◆ Requirements ◆
Everything from the line with "The picture is" through the line with "top_depth, bot_depth = 2785, 3131" should be repeated exactly, both of those lines included, and nothing else.

◆ Dataset rows ◆
-- begin --
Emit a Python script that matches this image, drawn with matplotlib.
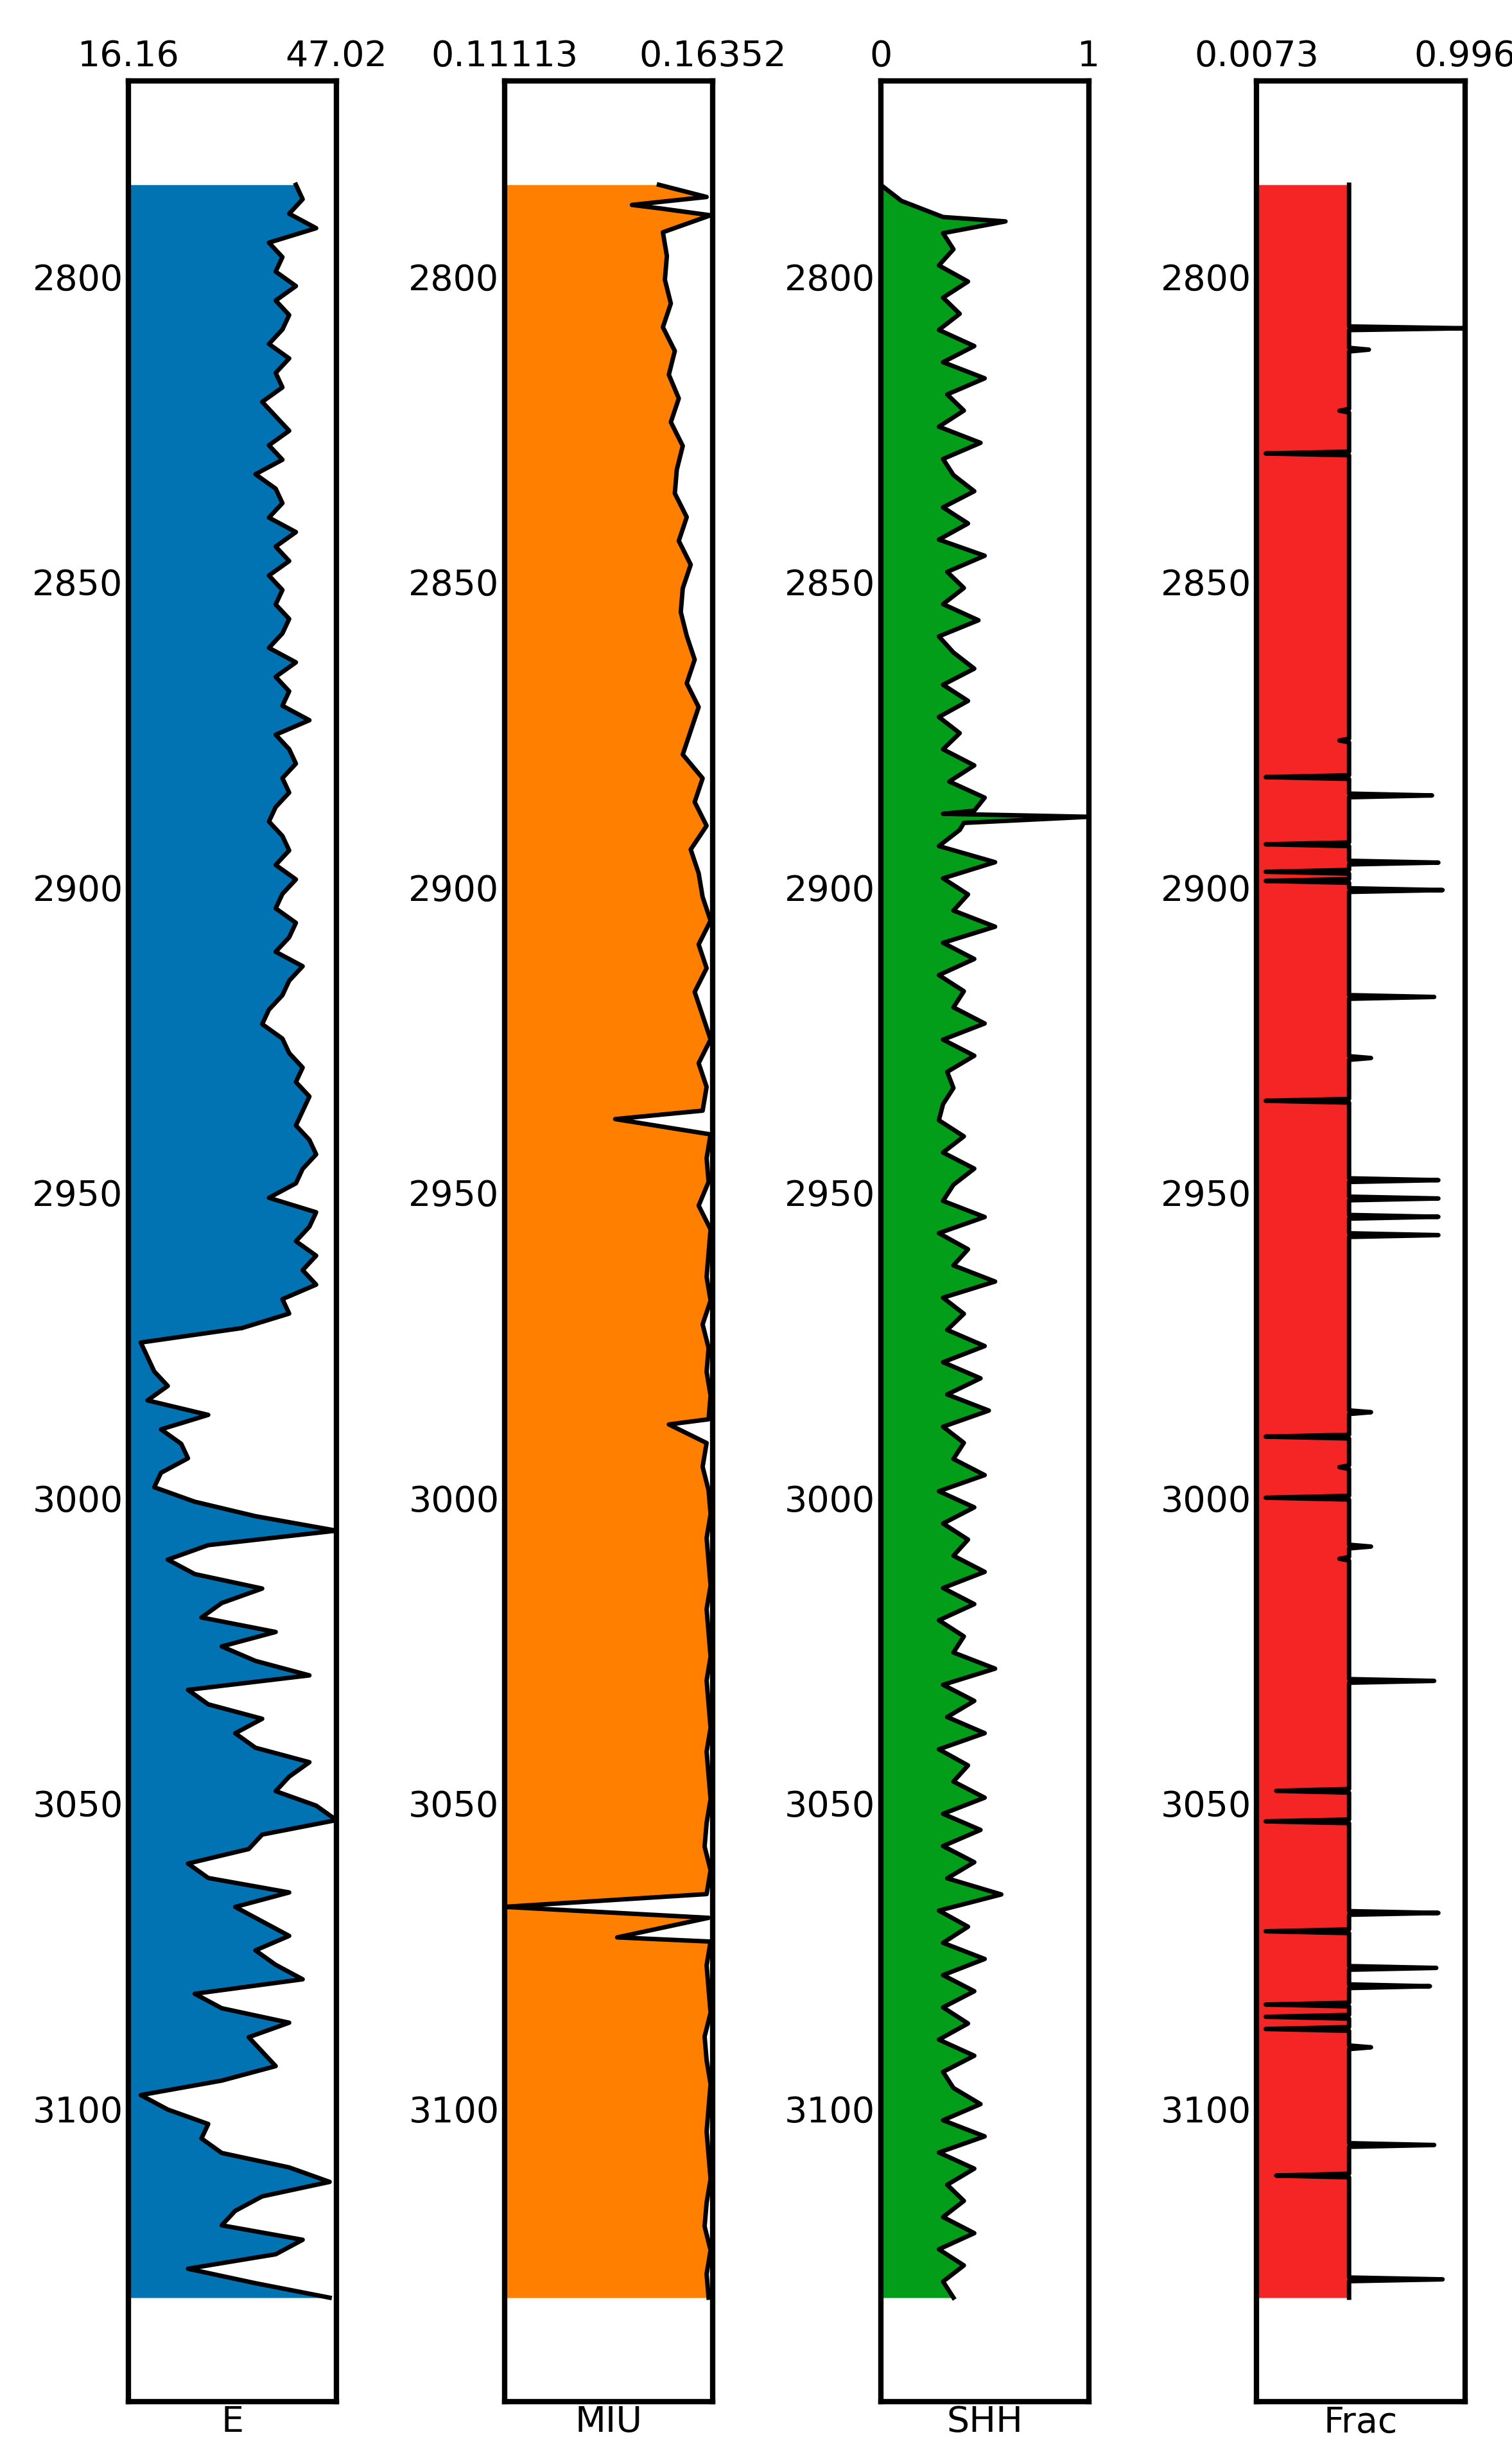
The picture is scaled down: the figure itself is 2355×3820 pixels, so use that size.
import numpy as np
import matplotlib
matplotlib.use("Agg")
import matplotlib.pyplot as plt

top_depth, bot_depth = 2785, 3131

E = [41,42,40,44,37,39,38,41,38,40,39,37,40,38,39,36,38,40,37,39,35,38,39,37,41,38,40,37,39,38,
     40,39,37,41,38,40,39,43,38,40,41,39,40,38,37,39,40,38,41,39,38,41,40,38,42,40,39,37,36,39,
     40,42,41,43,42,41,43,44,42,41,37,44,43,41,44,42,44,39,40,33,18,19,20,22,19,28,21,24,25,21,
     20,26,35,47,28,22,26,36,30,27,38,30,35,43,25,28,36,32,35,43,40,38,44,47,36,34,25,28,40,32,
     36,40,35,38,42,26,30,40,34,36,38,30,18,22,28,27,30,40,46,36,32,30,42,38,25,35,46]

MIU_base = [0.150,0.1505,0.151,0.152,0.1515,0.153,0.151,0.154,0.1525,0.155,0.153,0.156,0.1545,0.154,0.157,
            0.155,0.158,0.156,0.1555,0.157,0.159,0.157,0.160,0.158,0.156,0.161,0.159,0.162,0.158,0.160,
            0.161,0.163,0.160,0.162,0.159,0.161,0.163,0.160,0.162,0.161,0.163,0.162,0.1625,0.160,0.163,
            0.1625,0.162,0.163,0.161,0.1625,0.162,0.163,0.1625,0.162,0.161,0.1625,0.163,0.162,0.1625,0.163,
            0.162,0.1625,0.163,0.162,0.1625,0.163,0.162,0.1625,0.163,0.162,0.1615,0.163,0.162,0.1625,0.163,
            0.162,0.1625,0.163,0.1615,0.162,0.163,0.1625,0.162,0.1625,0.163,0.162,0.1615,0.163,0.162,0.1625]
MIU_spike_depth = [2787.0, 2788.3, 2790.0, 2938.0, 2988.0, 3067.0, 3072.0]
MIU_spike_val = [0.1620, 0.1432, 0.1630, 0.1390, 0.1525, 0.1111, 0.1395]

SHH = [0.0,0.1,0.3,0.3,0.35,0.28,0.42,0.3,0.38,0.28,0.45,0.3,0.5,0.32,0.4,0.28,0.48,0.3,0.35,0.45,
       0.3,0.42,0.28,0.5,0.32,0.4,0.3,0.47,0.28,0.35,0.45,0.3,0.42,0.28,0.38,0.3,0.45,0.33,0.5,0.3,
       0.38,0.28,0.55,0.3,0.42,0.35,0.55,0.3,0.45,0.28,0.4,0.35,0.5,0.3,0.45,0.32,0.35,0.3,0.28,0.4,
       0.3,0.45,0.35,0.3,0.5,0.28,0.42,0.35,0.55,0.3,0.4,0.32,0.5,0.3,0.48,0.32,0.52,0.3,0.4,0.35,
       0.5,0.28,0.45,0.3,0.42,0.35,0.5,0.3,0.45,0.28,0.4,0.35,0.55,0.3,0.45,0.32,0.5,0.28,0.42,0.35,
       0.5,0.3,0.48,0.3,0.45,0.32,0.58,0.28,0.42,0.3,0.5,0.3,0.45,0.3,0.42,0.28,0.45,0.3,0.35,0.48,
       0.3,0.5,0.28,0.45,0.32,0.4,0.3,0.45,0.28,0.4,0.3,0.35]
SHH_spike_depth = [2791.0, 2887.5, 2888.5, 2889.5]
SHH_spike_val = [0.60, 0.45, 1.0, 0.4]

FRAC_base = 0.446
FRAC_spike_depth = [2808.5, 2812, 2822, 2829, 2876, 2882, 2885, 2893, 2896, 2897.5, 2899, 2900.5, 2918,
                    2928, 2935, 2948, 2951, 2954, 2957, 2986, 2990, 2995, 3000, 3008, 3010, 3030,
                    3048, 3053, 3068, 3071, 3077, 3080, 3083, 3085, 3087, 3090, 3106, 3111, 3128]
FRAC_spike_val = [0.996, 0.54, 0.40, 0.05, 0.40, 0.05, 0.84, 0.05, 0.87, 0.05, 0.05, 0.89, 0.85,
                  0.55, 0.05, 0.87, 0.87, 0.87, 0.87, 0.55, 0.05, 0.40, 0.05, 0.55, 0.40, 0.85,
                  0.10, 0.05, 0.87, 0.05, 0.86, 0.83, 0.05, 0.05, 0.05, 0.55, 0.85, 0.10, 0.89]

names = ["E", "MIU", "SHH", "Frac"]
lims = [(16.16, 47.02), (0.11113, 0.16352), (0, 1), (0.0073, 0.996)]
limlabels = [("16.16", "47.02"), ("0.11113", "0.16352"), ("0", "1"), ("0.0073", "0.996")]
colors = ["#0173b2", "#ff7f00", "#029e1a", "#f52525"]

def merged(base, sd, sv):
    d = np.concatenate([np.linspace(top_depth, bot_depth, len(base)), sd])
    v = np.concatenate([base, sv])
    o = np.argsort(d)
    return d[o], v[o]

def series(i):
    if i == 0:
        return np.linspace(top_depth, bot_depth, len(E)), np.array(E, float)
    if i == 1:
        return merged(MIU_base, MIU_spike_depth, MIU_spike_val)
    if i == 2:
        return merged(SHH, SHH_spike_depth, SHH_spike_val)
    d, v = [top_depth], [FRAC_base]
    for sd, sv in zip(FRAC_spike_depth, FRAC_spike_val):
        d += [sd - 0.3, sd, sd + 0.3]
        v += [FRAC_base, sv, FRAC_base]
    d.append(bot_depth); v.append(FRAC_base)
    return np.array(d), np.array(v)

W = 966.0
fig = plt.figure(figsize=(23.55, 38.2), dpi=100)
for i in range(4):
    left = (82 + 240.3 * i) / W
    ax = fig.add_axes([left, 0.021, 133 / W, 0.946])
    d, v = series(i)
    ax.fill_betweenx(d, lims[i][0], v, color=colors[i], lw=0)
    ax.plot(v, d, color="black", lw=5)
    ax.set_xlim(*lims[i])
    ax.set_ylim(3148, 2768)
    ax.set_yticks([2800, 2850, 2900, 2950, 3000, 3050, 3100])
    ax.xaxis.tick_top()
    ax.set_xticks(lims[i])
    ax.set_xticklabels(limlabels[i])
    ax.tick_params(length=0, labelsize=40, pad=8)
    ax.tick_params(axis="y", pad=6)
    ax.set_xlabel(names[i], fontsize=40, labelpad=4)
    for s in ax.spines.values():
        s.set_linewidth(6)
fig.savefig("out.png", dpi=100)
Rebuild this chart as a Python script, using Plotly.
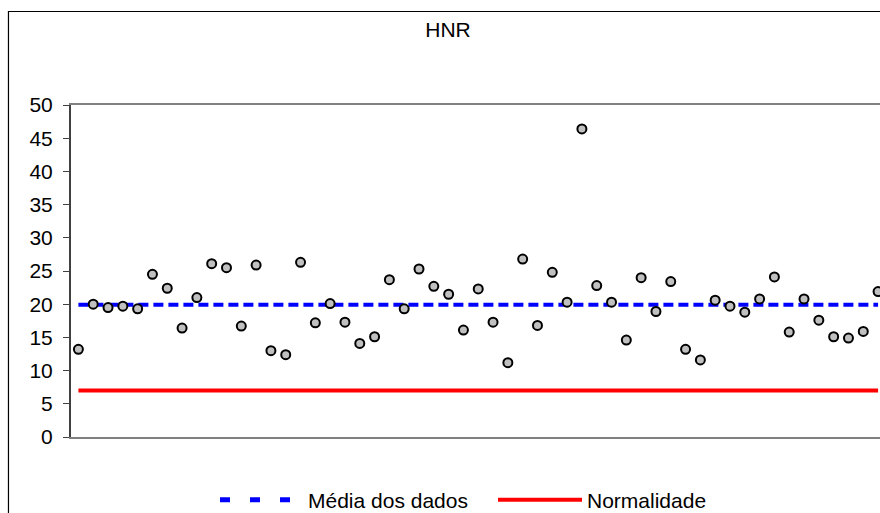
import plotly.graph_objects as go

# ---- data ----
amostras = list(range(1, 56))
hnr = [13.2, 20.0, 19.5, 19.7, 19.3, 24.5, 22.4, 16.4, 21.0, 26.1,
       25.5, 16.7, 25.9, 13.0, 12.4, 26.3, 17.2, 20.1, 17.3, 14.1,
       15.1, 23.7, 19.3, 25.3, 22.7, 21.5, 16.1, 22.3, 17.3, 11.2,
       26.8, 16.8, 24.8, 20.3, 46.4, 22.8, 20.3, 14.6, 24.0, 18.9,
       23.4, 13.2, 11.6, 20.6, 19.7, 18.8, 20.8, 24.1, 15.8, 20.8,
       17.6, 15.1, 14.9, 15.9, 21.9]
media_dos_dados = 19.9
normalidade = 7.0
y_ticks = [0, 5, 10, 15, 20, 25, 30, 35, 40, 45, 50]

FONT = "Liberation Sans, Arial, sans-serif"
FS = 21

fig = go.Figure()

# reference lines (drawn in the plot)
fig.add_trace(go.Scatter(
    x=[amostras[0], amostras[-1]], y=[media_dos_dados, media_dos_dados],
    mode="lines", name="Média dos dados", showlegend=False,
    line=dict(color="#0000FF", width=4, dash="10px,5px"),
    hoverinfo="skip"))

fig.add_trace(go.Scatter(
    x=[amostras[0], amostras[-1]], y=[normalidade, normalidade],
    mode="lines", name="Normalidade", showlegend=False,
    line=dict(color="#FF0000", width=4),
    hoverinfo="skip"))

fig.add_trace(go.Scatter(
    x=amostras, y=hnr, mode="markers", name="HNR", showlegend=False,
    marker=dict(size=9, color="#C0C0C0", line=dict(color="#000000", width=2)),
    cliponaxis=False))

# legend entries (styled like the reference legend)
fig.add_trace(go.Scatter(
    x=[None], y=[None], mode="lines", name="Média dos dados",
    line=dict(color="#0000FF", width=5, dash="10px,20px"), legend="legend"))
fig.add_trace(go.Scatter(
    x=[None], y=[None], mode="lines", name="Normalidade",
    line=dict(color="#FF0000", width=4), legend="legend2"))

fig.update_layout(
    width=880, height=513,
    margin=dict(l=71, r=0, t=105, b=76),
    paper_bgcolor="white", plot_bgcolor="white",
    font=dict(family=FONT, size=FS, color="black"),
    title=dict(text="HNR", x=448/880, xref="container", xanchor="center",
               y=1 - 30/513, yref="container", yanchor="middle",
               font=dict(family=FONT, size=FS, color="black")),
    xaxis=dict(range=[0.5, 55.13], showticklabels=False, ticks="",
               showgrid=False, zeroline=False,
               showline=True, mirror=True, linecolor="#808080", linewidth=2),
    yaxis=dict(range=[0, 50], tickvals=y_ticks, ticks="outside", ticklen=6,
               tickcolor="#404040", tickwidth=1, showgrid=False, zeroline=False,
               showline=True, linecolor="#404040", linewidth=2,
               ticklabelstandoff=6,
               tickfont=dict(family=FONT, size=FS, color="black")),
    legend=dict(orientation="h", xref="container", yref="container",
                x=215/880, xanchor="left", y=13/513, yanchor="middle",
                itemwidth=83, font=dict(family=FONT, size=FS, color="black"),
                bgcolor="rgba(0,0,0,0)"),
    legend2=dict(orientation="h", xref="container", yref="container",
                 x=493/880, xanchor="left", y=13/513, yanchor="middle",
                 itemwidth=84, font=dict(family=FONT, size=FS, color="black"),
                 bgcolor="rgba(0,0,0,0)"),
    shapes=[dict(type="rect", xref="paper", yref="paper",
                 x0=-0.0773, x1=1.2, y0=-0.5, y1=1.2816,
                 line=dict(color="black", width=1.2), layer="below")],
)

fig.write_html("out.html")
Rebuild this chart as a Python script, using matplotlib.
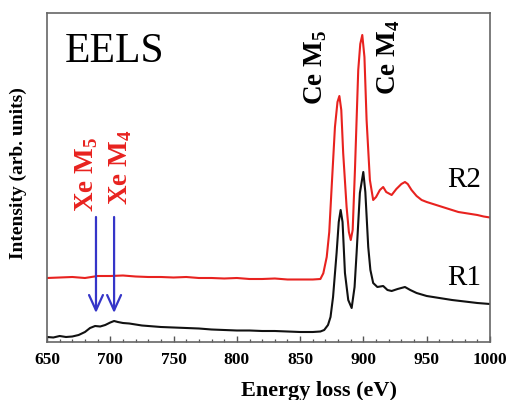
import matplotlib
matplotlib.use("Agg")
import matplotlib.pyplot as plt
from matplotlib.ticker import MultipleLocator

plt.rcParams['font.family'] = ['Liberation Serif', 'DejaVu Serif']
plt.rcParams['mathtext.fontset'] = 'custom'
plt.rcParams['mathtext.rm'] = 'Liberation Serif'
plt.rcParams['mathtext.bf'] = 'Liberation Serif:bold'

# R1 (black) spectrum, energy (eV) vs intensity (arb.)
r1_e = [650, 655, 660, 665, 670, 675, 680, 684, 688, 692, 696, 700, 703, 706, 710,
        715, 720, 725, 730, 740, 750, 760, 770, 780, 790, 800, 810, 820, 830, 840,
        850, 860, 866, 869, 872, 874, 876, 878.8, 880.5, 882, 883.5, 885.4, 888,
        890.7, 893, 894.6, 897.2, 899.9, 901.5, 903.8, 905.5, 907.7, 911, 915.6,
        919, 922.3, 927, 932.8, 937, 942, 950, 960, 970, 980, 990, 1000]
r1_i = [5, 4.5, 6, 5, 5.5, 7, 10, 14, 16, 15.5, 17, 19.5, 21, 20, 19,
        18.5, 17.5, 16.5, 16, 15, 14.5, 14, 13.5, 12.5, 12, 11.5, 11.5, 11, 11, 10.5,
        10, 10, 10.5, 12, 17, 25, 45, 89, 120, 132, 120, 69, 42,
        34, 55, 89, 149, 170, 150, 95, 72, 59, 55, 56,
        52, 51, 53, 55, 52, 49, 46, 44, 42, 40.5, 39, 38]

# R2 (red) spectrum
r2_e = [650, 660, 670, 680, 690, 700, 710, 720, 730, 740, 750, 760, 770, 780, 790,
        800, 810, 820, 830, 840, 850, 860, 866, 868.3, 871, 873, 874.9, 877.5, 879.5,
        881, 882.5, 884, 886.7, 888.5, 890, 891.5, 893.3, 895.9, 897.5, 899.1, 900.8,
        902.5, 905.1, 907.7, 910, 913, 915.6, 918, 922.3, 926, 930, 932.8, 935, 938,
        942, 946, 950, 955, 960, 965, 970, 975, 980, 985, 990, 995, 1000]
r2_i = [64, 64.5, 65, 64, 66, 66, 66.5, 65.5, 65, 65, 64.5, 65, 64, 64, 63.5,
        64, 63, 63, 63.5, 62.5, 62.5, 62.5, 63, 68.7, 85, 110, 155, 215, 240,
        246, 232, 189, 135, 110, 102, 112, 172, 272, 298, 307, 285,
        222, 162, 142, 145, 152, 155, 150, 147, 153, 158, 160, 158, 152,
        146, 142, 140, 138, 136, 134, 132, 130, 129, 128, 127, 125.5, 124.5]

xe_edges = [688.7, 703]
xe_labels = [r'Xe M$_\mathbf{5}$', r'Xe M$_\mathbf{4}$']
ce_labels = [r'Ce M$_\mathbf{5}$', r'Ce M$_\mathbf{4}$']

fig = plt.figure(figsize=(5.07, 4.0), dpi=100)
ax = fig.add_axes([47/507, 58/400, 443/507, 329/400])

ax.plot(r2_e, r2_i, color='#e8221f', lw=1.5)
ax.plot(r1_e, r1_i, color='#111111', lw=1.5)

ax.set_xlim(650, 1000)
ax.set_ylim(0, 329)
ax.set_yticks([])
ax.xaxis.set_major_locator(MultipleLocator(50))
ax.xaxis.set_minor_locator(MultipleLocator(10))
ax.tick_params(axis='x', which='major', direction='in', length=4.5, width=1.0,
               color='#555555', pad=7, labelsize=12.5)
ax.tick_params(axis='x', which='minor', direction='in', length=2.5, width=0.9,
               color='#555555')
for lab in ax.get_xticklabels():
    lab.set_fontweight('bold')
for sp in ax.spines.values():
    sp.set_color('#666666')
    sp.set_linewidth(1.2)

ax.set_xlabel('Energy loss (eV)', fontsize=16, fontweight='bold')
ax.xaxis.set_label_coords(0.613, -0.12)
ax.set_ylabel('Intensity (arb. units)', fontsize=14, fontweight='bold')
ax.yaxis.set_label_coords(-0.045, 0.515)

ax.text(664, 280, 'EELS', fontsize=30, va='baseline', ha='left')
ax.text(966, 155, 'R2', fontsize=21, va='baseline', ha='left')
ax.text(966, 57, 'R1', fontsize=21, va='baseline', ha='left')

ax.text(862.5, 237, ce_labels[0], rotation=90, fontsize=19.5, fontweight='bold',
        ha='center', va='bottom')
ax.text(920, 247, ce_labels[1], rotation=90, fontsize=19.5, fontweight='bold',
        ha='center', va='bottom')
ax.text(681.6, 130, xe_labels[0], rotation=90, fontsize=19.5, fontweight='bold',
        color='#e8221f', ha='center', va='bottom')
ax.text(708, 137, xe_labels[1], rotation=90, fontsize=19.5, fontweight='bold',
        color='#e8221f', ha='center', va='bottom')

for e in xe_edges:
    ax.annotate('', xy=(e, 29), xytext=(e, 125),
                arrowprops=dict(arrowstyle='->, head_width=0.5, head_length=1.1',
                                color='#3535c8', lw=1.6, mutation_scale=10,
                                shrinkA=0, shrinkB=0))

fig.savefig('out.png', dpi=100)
-- end --
◆ Finished task ◆
The picture is scaled down: the figure itself is 2355×3820 pixels, so use that size.
import numpy as np
import matplotlib
matplotlib.use("Agg")
import matplotlib.pyplot as plt

top_depth, bot_depth = 2785, 3131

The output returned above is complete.